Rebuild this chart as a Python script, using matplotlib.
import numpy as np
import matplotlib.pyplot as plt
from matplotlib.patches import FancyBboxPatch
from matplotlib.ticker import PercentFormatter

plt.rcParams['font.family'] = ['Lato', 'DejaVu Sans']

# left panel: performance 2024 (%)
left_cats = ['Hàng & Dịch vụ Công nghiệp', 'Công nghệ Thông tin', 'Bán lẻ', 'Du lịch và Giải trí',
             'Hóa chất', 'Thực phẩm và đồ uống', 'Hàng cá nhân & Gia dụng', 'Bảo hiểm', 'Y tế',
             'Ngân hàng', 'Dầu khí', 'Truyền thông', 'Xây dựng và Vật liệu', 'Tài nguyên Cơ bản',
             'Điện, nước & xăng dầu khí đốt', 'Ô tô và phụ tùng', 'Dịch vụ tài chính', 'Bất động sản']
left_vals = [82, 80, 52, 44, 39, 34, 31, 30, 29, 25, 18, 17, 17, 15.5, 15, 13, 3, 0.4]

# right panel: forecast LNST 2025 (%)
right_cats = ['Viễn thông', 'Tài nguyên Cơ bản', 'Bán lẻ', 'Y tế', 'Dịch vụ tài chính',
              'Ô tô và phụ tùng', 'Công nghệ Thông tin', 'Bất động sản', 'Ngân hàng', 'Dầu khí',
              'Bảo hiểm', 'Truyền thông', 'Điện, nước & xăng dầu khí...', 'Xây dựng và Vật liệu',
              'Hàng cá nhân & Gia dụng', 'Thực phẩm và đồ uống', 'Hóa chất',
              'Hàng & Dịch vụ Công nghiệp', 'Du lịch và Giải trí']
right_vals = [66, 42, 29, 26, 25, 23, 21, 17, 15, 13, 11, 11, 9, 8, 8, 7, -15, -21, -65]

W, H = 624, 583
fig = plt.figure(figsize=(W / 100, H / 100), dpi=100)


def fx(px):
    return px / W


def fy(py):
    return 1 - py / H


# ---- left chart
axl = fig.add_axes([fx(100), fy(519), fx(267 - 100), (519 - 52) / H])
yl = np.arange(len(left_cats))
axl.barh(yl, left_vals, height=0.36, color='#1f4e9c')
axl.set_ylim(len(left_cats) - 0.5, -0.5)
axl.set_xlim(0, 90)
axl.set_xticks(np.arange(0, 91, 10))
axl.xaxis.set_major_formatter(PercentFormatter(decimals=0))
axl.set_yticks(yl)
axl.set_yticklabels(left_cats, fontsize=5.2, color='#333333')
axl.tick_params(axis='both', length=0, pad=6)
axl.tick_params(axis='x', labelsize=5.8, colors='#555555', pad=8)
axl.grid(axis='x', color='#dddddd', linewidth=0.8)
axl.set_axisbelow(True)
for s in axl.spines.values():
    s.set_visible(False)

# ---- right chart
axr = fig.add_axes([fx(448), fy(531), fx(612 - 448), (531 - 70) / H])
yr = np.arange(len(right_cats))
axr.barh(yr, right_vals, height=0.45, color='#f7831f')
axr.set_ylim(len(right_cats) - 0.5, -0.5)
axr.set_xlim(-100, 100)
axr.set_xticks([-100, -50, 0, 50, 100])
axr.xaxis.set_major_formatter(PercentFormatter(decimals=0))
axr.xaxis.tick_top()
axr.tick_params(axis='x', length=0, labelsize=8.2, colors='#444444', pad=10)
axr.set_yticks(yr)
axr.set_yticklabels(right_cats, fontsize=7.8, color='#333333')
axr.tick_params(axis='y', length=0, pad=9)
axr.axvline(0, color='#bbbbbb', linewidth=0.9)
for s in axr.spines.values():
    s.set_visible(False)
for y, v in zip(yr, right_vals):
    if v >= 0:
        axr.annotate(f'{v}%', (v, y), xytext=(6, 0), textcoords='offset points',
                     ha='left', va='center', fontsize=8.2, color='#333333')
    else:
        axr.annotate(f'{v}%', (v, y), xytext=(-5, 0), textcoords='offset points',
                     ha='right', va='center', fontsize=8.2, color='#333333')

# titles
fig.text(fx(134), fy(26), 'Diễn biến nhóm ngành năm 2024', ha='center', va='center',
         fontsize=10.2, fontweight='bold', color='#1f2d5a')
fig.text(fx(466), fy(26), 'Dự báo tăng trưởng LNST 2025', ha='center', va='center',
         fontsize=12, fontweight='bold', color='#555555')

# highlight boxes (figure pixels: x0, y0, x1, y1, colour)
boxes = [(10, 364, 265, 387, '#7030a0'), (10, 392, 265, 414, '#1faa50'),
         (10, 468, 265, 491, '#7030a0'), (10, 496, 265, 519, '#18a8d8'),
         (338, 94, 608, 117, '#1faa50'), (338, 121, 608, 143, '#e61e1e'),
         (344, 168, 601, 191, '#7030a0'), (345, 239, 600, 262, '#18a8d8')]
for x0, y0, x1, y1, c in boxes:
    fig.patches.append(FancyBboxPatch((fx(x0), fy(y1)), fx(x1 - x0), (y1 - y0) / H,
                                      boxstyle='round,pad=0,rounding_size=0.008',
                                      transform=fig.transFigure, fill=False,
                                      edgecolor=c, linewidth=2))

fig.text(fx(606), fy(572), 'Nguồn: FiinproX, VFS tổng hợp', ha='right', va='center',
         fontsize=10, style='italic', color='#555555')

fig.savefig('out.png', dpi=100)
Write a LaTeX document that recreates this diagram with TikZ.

────────────────

__Work to be completed__: Your answer should be exactly the lines of the data above, from the first through the line containing "13, 3, 0.4]".

__Response below__:
Rebuild this chart as a Python script, using matplotlib.
import numpy as np
import matplotlib.pyplot as plt
from matplotlib.patches import FancyBboxPatch
from matplotlib.ticker import PercentFormatter

plt.rcParams['font.family'] = ['Lato', 'DejaVu Sans']

# left panel: performance 2024 (%)
left_cats = ['Hàng & Dịch vụ Công nghiệp', 'Công nghệ Thông tin', 'Bán lẻ', 'Du lịch và Giải trí',
             'Hóa chất', 'Thực phẩm và đồ uống', 'Hàng cá nhân & Gia dụng', 'Bảo hiểm', 'Y tế',
             'Ngân hàng', 'Dầu khí', 'Truyền thông', 'Xây dựng và Vật liệu', 'Tài nguyên Cơ bản',
             'Điện, nước & xăng dầu khí đốt', 'Ô tô và phụ tùng', 'Dịch vụ tài chính', 'Bất động sản']
left_vals = [82, 80, 52, 44, 39, 34, 31, 30, 29, 25, 18, 17, 17, 15.5, 15, 13, 3, 0.4]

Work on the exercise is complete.